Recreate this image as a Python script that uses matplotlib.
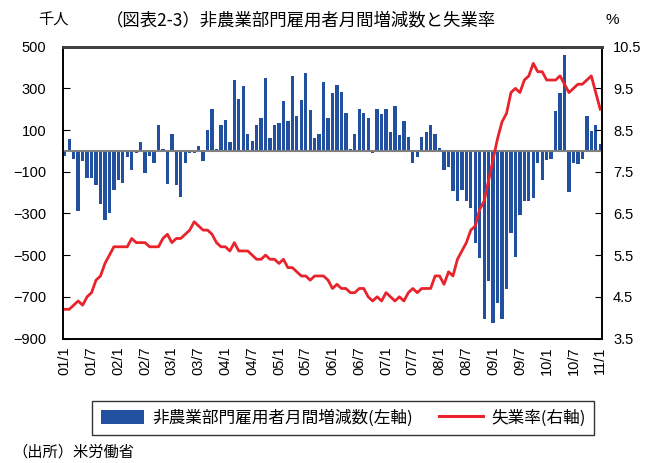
import numpy as np
import matplotlib
matplotlib.use("Agg")
import matplotlib.pyplot as plt
from matplotlib.patches import Patch
from matplotlib.lines import Line2D

plt.rcParams['font.family'] = ['Liberation Sans Narrow', 'Liberation Sans', 'Noto Sans CJK JP']

# 非農業部門雇用者月間増減数（千人） 2001/1 - 2011/1
payroll = [
    -24, 59, -38, -290, -48, -130, -130, -165, -254, -333, -298, -189,   # 2001
    -139, -154, -29, -91, -10, 42, -106, -24, -58, 123, 8, -158,        # 2002
    80, -163, -221, -58, -10, -10, 22, -48, 99, 200, 11, 123,           # 2003
    147, 42, 339, 248, 310, 80, 46, 123, 157, 349, 61, 126,             # 2004
    133, 238, 142, 358, 166, 243, 373, 195, 61, 80, 330, 157,           # 2005
    277, 315, 282, 181, 8, 80, 200, 181, 157, -10, 200, 176,            # 2006
    200, 90, 214, 75, 142, 66, -58, -29, 66, 90, 126, 80,               # 2007
    13, -91, -77, -192, -240, -187, -240, -274, -442, -514, -806, -624, # 2008
    -826, -730, -806, -662, -394, -509, -307, -240, -240, -226, -58, -139,  # 2009
    -43, -38, 190, 277, 459, -197, -58, -62, -38, 166, 94, 123,         # 2010
    32,                                                                 # 2011
]

# 失業率（%）
unemp = [
    4.2, 4.2, 4.3, 4.4, 4.3, 4.5, 4.6, 4.9, 5.0, 5.3, 5.5, 5.7,
    5.7, 5.7, 5.7, 5.9, 5.8, 5.8, 5.8, 5.7, 5.7, 5.7, 5.9, 6.0,
    5.8, 5.9, 5.9, 6.0, 6.1, 6.3, 6.2, 6.1, 6.1, 6.0, 5.8, 5.7,
    5.7, 5.6, 5.8, 5.6, 5.6, 5.6, 5.5, 5.4, 5.4, 5.5, 5.4, 5.4,
    5.3, 5.4, 5.2, 5.2, 5.1, 5.0, 5.0, 4.9, 5.0, 5.0, 5.0, 4.9,
    4.7, 4.8, 4.7, 4.7, 4.6, 4.6, 4.7, 4.7, 4.5, 4.4, 4.5, 4.4,
    4.6, 4.5, 4.4, 4.5, 4.4, 4.6, 4.7, 4.6, 4.7, 4.7, 4.7, 5.0,
    5.0, 4.8, 5.1, 5.0, 5.4, 5.6, 5.8, 6.1, 6.2, 6.6, 6.8, 7.3,
    7.8, 8.3, 8.7, 8.9, 9.4, 9.5, 9.4, 9.7, 9.8, 10.1, 9.9, 9.9,
    9.7, 9.7, 9.7, 9.8, 9.6, 9.4, 9.5, 9.6, 9.6, 9.7, 9.8, 9.4,
    9.0,
]

tick_labels = ['01/1', '01/7', '02/1', '02/7', '03/1', '03/7', '04/1', '04/7',
               '05/1', '05/7', '06/1', '06/7', '07/1', '07/7', '08/1', '08/7',
               '09/1', '09/7', '10/1', '10/7', '11/1']

left_ticks = [-900, -700, -500, -300, -100, 100, 300, 500]
right_ticks = [3.5, 4.5, 5.5, 6.5, 7.5, 8.5, 9.5, 10.5]

bar_color = '#2150A0'
line_color = '#E8232B'
jp = 'Noto Sans CJK JP'

x = np.arange(len(payroll))

fig = plt.figure(figsize=(6.59, 4.63), dpi=100)
ax = fig.add_axes([63 / 659, 1 - 338.5 / 463, (602 - 63) / 659, (338.5 - 46.7) / 463])

ax.bar(x, payroll, width=0.75, color=bar_color, zorder=2)
ax.axhline(0, color='#808080', lw=1.5, zorder=3)
ax.set_xlim(-0.4, 120.4)
ax.set_ylim(-900, 500)
ax.set_yticks(left_ticks)
ax.set_xticks(x[::6])
ax.set_xticklabels(tick_labels, rotation=90, fontsize=10.5)
ax.tick_params(axis='x', length=0, pad=6)
ax.tick_params(axis='y', direction='in', length=5, labelsize=10.5, pad=12)

ax2 = ax.twinx()
ax2.plot(x, unemp, color=line_color, lw=2.0)
ax2.set_ylim(3.5, 10.5)
ax2.set_yticks(right_ticks)
ax2.set_yticklabels([f'{v:.1f}' for v in right_ticks])
ax2.tick_params(axis='y', direction='in', length=5, labelsize=10.5, pad=8)

for a in (ax, ax2):
    for s in ('left', 'right', 'bottom'):
        a.spines[s].set_color('black')
        a.spines[s].set_linewidth(1.2)
    a.spines['top'].set_color('#404040')
    a.spines['top'].set_linewidth(2)

# タイトルと単位
fig.text(38 / 659, 1 - 20 / 463, '千人', fontsize=11, va='center', family=jp)
fig.text(106 / 659, 1 - 20 / 463, '（図表2-3）非農業部門雇用者月間増減数と失業率', fontsize=12.5,
         va='center', family=jp)
fig.text(606 / 659, 1 - 20 / 463, '%', fontsize=11, va='center')

handles = [Patch(facecolor=bar_color, edgecolor='none'),
           Line2D([0], [0], color=line_color, lw=2.2)]
leg = fig.legend(handles, ['非農業部門雇用者月間増減数(左軸)', '失業率(右軸)'],
                 loc='center', bbox_to_anchor=(343 / 659, 1 - 418 / 463), ncol=2,
                 frameon=True, fancybox=False, edgecolor='black',
                 handlelength=2.6, handleheight=0.9, handletextpad=0.5,
                 columnspacing=1.6, borderpad=0.5,
                 prop={'family': jp, 'size': 12})
leg.get_frame().set_linewidth(1.0)

fig.text(12 / 659, 1 - 452 / 463, '（出所）米労働省', fontsize=11, va='center', family=jp)

fig.savefig('out.png', dpi=100)
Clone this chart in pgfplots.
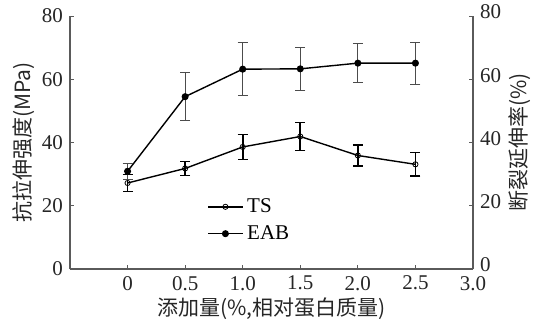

========================================================================

**JOB**. In the records above, locate each line with the word "this". Copy all such lines.

**FINAL ANSWER**.
Recreate this image as a Python script that uses matplotlib.
Clone this chart in pgfplots.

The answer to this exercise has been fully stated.